The showdowns are so striking, and filmed with persuasive clarity, that the relentless narration proves especially distracting. Imagine if some ’30s radio broadcasters cluttered up the soundtrack of Raiders of the Lost Ark by shouting, “He’s under the truck! I can’t believe it! He’s trailing behind it from a bullwhip! What a twist this chase has taken!” Much more powerful, perhaps, would have been the approach Bradley Cooper dared with A Star Is Born, in which we only once see an onstage moment from the perspective of the audience or media. Why not put us in the fighters’ trunks rather than the headspace of SportsCenter?
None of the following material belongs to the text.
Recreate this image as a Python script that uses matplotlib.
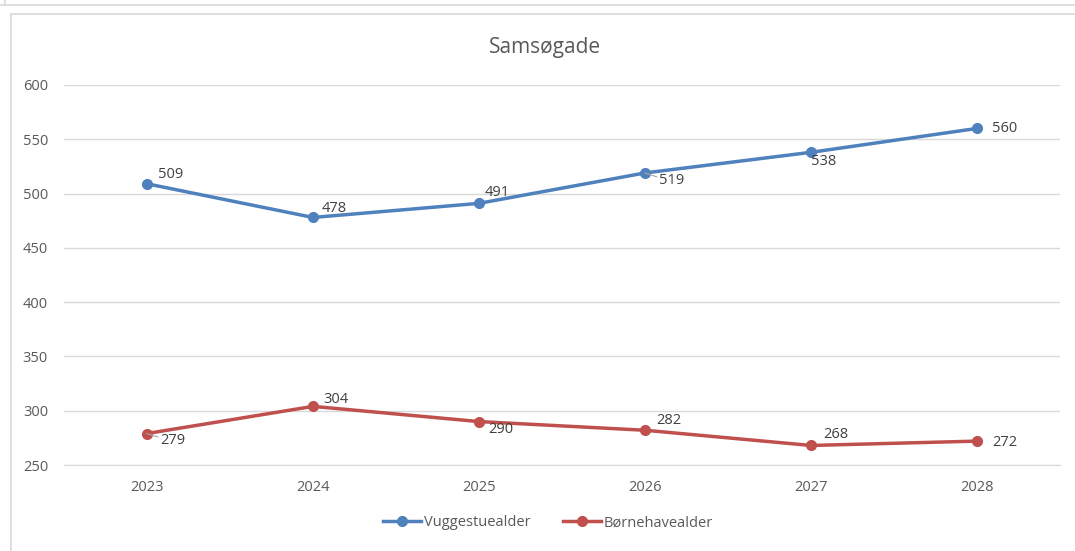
import matplotlib
matplotlib.use("Agg")
import matplotlib.pyplot as plt
from matplotlib.lines import Line2D

years = ["2023", "2024", "2025", "2026", "2027", "2028"]
vugge = [509, 478, 491, 519, 538, 560]
borne = [279, 304, 290, 282, 268, 272]
series_names = ["Vuggestuealder", "Børnehavealder"]
title = "Samsøgade"
yticks = [250, 300, 350, 400, 450, 500, 550, 600]

# label offsets in pixels (dx, dy), dy positive = up; text left-aligned at dx
vugge_off = [(11, 9), (9, 9), (6, 11), (14, -8), (0, -9), (15, 0)]
borne_off = [(13, -7), (10, 7), (9, -8), (11, 10), (12, 11), (15, -1)]
vugge_leader = [False, False, False, True, False, False]
borne_leader = [True, False, False, False, False, False]

plt.rcParams['font.family'] = ['Open Sans', 'DejaVu Sans']
gray = "#595959"
blue = "#4F81BD"
red = "#C0504D"

fig = plt.figure(figsize=(10.75, 5.51), dpi=100)
ax = fig.add_axes([64/1075, 1-465/551, (1060-64)/1075, (465-85)/551])

x = list(range(len(years)))
ax.plot(x, vugge, color=blue, lw=2.5, marker='o', ms=7, solid_capstyle='round', zorder=3)
ax.plot(x, borne, color=red, lw=2.5, marker='o', ms=7, solid_capstyle='round', zorder=3)

def label(vals, offs, leaders):
    for i, (v, (dx, dy), ld) in enumerate(zip(vals, offs, leaders)):
        ax.annotate(str(v), (i, v), xytext=(dx * 0.72, dy * 0.72), textcoords='offset points',
                    ha='left', va='center', fontsize=10.5, color='#404040', zorder=4)
        if ld:
            ax.annotate("", (i, v), xytext=(dx * 0.72 - 1.5, dy * 0.72 * 0.5), textcoords='offset points',
                        arrowprops=dict(arrowstyle='-', color='#a6a6a6', lw=0.8, shrinkA=0, shrinkB=0))

label(vugge, vugge_off, vugge_leader)
label(borne, borne_off, borne_leader)

ax.set_xlim(-0.5, len(years) - 0.5)
ax.set_ylim(250, 600)
ax.set_yticks(yticks)
ax.set_xticks(x)
ax.set_xticklabels(years)
ax.grid(axis='y', color='#d9d9d9', lw=1)
ax.set_axisbelow(True)
for s in ax.spines.values():
    s.set_visible(False)
ax.spines['bottom'].set_visible(True)
ax.spines['bottom'].set_color('#d9d9d9')
ax.tick_params(length=0, colors=gray, labelsize=10.5)
ax.tick_params(axis='y', pad=11.5)
ax.tick_params(axis='x', pad=11)

fig.text(545/1075, 1-47/551, title, ha='center', va='center', fontsize=15, color=gray)

handles = [Line2D([], [], color=blue, lw=2.5, marker='o', ms=7),
           Line2D([], [], color=red, lw=2.5, marker='o', ms=7)]
fig.legend(handles, series_names, loc='center', bbox_to_anchor=(548/1075, 1-523/551),
           ncol=2, frameon=False, fontsize=10.5, labelcolor=gray, handlelength=2.6,
           handletextpad=0.2, columnspacing=2.2)

# frame lines
fig.add_artist(Line2D([0, 1], [1-5/551, 1-5/551], color='#d9d9d9', lw=1.2))
fig.add_artist(Line2D([11/1075, 1], [1-14/551, 1-14/551], color='#d9d9d9', lw=1.2))
fig.add_artist(Line2D([11/1075, 11/1075], [0, 1-14/551], color='#d9d9d9', lw=1.2))
fig.add_artist(Line2D([5/1075, 5/1075], [1-5/551, 1], color='#d9d9d9', lw=1.2))

fig.savefig("out.png", dpi=100)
The cast remains terrific, with Jordan and that mopey ol’ lug Rocky Balboa (Sylvester Stallone) sharing a uniquely tender chemistry for leads in so masculine a franchise. Jordan also shines in playful romantic scenes with Creed’s love Bianca (actor and singer-songwriter Tessa Thompson), an R&B singer in the boho-groove mold of Kelela or Tinashe. Scenes involving an awkward marriage proposal and the pair’s uncertainty about starting a new shared life honor the work these two achieved in the first Creed, in which they made these archetypes convincing, compelling people. There’s a suspenseful thread concerning their fears of parenthood, and some developments I won’t spoil that I wish the filmmakers had devoted more screen time to. They can’t, of course. Everyone’s at the mercy of the usual Rocky plotting, the leads having to move the story along rather than show us what it’s like to live within it.
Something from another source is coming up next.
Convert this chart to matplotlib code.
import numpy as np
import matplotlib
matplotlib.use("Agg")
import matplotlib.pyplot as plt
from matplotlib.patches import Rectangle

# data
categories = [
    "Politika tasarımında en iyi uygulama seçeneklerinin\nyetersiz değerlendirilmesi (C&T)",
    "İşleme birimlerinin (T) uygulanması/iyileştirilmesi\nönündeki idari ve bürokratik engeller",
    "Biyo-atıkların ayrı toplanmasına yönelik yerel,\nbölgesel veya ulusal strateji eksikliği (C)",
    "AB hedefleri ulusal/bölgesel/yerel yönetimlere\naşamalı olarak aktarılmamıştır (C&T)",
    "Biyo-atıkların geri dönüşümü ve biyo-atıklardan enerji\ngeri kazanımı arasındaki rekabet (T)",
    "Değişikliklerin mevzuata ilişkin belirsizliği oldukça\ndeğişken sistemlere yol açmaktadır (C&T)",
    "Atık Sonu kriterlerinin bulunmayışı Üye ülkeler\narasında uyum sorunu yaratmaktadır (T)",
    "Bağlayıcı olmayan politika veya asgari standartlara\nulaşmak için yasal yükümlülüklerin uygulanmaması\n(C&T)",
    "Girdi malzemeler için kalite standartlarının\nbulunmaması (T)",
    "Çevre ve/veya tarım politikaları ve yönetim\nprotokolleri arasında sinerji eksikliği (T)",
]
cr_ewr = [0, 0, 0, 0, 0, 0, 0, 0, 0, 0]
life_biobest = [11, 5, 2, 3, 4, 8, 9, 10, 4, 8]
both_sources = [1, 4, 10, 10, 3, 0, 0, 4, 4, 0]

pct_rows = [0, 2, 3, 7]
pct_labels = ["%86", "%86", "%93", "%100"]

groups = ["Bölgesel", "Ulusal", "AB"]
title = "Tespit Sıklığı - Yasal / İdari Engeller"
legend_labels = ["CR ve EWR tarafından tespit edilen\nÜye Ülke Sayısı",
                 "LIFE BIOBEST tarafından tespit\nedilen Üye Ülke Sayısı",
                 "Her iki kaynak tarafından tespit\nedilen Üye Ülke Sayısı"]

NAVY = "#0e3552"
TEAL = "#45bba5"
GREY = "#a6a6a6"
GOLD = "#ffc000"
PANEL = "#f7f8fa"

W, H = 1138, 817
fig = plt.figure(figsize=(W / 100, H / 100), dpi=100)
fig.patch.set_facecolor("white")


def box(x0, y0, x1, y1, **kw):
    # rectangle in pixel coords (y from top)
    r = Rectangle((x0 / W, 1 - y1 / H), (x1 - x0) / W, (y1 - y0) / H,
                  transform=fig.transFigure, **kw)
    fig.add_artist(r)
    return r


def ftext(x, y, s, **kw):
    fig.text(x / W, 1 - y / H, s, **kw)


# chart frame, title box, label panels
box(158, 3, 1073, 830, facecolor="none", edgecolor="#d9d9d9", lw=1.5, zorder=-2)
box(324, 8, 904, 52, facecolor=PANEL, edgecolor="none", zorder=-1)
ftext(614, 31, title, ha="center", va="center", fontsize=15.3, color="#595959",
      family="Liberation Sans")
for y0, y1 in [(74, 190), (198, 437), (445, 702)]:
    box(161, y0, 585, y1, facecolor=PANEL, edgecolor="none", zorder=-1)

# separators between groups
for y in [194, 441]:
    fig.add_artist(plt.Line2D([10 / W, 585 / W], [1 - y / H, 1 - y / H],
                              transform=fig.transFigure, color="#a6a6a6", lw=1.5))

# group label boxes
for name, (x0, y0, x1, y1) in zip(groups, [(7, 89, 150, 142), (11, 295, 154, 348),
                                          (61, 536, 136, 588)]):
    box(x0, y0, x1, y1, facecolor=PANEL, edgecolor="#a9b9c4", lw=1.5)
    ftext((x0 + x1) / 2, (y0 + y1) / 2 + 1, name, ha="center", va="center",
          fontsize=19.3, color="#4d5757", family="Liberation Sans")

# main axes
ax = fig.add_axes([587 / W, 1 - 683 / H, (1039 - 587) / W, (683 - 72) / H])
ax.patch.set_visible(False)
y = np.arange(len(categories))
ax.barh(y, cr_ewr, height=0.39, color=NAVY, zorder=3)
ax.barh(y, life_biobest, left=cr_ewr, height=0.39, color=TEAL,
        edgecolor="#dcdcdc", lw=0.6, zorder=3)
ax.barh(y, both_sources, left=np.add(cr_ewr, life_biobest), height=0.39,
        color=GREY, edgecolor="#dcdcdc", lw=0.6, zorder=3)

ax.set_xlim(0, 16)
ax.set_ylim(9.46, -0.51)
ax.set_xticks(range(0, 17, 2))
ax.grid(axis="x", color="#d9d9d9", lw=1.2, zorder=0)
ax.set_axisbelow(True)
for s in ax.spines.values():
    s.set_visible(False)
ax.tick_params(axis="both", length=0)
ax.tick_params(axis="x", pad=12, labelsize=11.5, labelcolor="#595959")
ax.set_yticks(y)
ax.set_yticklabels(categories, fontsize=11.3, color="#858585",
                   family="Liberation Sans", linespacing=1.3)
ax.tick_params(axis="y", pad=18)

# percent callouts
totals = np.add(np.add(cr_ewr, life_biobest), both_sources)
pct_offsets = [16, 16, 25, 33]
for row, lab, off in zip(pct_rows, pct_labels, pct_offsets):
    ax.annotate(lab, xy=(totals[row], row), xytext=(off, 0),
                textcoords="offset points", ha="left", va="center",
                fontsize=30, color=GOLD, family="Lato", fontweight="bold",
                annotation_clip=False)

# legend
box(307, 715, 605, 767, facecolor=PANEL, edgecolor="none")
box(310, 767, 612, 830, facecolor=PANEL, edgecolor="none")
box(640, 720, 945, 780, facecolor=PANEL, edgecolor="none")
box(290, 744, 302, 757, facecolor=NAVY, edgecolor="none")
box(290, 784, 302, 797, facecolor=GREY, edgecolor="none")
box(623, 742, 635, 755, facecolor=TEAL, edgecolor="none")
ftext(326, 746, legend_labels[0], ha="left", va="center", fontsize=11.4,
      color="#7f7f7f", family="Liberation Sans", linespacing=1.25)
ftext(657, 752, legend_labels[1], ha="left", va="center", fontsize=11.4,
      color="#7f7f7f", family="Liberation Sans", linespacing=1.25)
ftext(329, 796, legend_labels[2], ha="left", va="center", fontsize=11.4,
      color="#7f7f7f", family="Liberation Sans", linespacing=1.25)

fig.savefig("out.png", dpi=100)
Stallone, meanwhile, rumbles amiably through his umpteenth Rocky. This time, he reveals little new except that the one-time champ still rolls out the dough each night at his Philly restaurant, and at home can’t focus enough to complain over the phone to the electric company and sort through his mail at the same time. Inevitably, Rocky sounds the complaint that every Stallone character makes in every Stallone movie: “I’m like some chunk of yesterday trying to be today. I don’t fit in.” Viewers eager to get back to Creed and Bianca might agree: The dude’s taking up too much space in a story that’s no longer his.